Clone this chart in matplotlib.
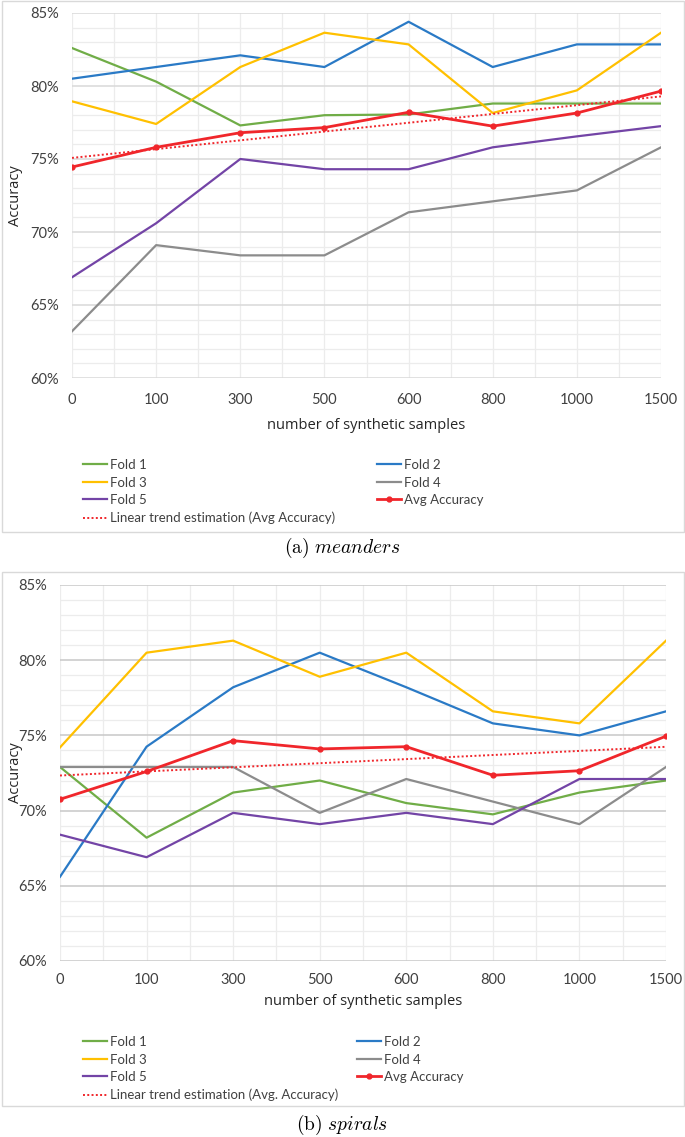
import numpy as np
import matplotlib
matplotlib.use("Agg")
import matplotlib.pyplot as plt
from matplotlib.patches import Rectangle
from matplotlib.ticker import MultipleLocator, FuncFormatter

plt.rcParams['mathtext.fontset'] = 'cm'

# ---------------- data ----------------
categories = ["0", "100", "300", "500", "600", "800", "1000", "1500"]

# (a) meanders
m_fold1 = [82.6, 80.3, 77.3, 78.0, 78.05, 78.8, 78.8, 78.8]
m_fold2 = [80.5, 81.3, 82.1, 81.3, 84.4, 81.3, 82.85, 82.85]
m_fold3 = [78.95, 77.4, 81.3, 83.65, 82.85, 78.15, 79.7, 83.65]
m_fold4 = [63.2, 69.1, 68.4, 68.4, 71.35, 72.1, 72.85, 75.8]
m_fold5 = [66.9, 70.6, 75.0, 74.3, 74.3, 75.8, 76.55, 77.25]
m_avg = [74.45, 75.8, 76.8, 77.15, 78.2, 77.25, 78.15, 79.65]

# (b) spirals
s_fold1 = [72.9, 68.2, 71.2, 72.0, 70.5, 69.75, 71.2, 72.0]
s_fold2 = [65.6, 74.25, 78.2, 80.5, 78.2, 75.8, 75.0, 76.6]
s_fold3 = [74.2, 80.5, 81.3, 78.9, 80.5, 76.6, 75.8, 81.3]
s_fold4 = [72.9, 72.9, 72.9, 69.85, 72.1, 70.6, 69.1, 72.9]
s_fold5 = [68.4, 66.9, 69.85, 69.1, 69.85, 69.1, 72.1, 72.1]
s_avg = [70.75, 72.6, 74.65, 74.1, 74.25, 72.35, 72.65, 74.95]

yticks = [60, 65, 70, 75, 80, 85]

# ---------------- styling ----------------
C_GREEN = "#70ad47"
C_BLUE = "#2a7ac6"
C_YELLOW = "#ffc000"
C_GRAY = "#8c8c8c"
C_PURPLE = "#7344a6"
C_RED = "#f0262b"

W, H = 685, 1137
fig = plt.figure(figsize=(W / 100, H / 100), dpi=100)


def fx(px):
    return px / W


def fy(py):
    return 1 - py / H


def panel(ax_box, folds, avg, trend_label, major_grid, leg_y, col_spacing,
          border, caption, cap_y, tick_pad_x, xlab_pad):
    l, t, r, b = ax_box
    ax = fig.add_axes([fx(l), fy(b), fx(r - l), (b - t) / H])
    x = np.arange(len(categories))
    names = ["Fold 1", "Fold 2", "Fold 3", "Fold 4", "Fold 5"]
    colors = [C_GREEN, C_BLUE, C_YELLOW, C_GRAY, C_PURPLE]
    handles = {}
    for name, vals, c in zip(names, folds, colors):
        h, = ax.plot(x, vals, color=c, lw=1.6, label=name, zorder=3)
        handles[name] = h
    h_avg, = ax.plot(x, avg, color=C_RED, lw=2.0, marker='o', ms=3.5,
                     label="Avg Accuracy", zorder=5)
    coef = np.polyfit(x, avg, 1)
    h_tr, = ax.plot(x, np.polyval(coef, x), color=C_RED, lw=1.4,
                    linestyle=(0, (1, 1.2)), label=trend_label, zorder=4)

    ax.set_xlim(0, len(categories) - 1)
    ax.set_ylim(60, 85)
    ax.set_xticks(x)
    ax.set_xticklabels(categories)
    ax.xaxis.set_minor_locator(MultipleLocator(0.5))
    ax.set_yticks(yticks)
    ax.yaxis.set_major_formatter(FuncFormatter(lambda v, p: f"{v:.0f}%"))
    ax.yaxis.set_minor_locator(MultipleLocator(1))
    ax.grid(True, which='minor', color='#ececec', lw=0.9, zorder=0)
    ax.grid(True, which='major', axis='x', color='#ececec', lw=0.9, zorder=0)
    ax.grid(True, which='major', axis='y', color=major_grid, lw=1.1, zorder=1)
    for s in ax.spines.values():
        s.set_visible(False)
    ax.tick_params(which='both', length=0)
    ax.tick_params(axis='y', pad=9.5, labelsize=10.5, labelcolor='#404040')
    ax.tick_params(axis='x', pad=tick_pad_x, labelsize=10.5, labelcolor='#404040')
    for lab in ax.get_xticklabels() + ax.get_yticklabels():
        lab.set_family('Lato')
    ax.set_xlabel("number of synthetic samples", family='Open Sans',
                  fontsize=10.5, color='#262626', labelpad=xlab_pad)
    ax.set_ylabel("Accuracy", family='Open Sans', fontsize=10.5, color='#262626')
    ax.yaxis.set_label_coords(fx(23 - l) / fx(r - l), 0.5)

    order = [handles["Fold 1"], handles["Fold 3"], handles["Fold 5"], h_tr,
             handles["Fold 2"], handles["Fold 4"], h_avg]
    leg = fig.legend(handles=order, labels=[h.get_label() for h in order],
                     ncol=2, loc='upper left',
                     bbox_to_anchor=(fx(83), fy(leg_y)), frameon=False,
                     prop={'family': 'Lato', 'size': 9.5},
                     handlelength=1.8, handletextpad=0.25,
                     columnspacing=col_spacing, labelspacing=0.42,
                     borderpad=0, borderaxespad=0)
    for t_ in leg.get_texts():
        t_.set_color('#404040')

    bl, bt, br, bb = border
    fig.patches.append(Rectangle((fx(bl), fy(bb)), fx(br - bl), (bb - bt) / H,
                                 transform=fig.transFigure, fill=False,
                                 edgecolor='#d9d9d9', lw=1.0, zorder=0))
    fig.text(0.5, fy(cap_y), caption, ha='center', va='center', fontsize=14)
    return ax


panel((72, 13, 661, 378), [m_fold1, m_fold2, m_fold3, m_fold4, m_fold5], m_avg,
      "Linear trend estimation (Avg Accuracy)", '#d9d9d9', 459, 3.2,
      (1.5, 1.5, 683.5, 532), r"$\mathrm{(a)}\ meanders$", 548, 11, 8)

panel((60, 585, 666, 961), [s_fold1, s_fold2, s_fold3, s_fold4, s_fold5], s_avg,
      "Linear trend estimation (Avg. Accuracy)", '#c8c8c8', 1036, 1.4,
      (1.5, 572, 683.5, 1106), r"$\mathrm{(b)}\ spirals$", 1125, 9, 5)

fig.savefig("out.png", dpi=100)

◇ ◇ ◇ ◇ ◇

_WHAT IS BEING ASKED_. Leave out any pictures, please, and quote only the lines from the top of the data through the line that contains "plt.rcParams['mathtext.fontset'] = 'cm'".

_WRITTEN SOLUTION_.
Clone this chart in matplotlib.
import numpy as np
import matplotlib
matplotlib.use("Agg")
import matplotlib.pyplot as plt
from matplotlib.patches import Rectangle
from matplotlib.ticker import MultipleLocator, FuncFormatter

plt.rcParams['mathtext.fontset'] = 'cm'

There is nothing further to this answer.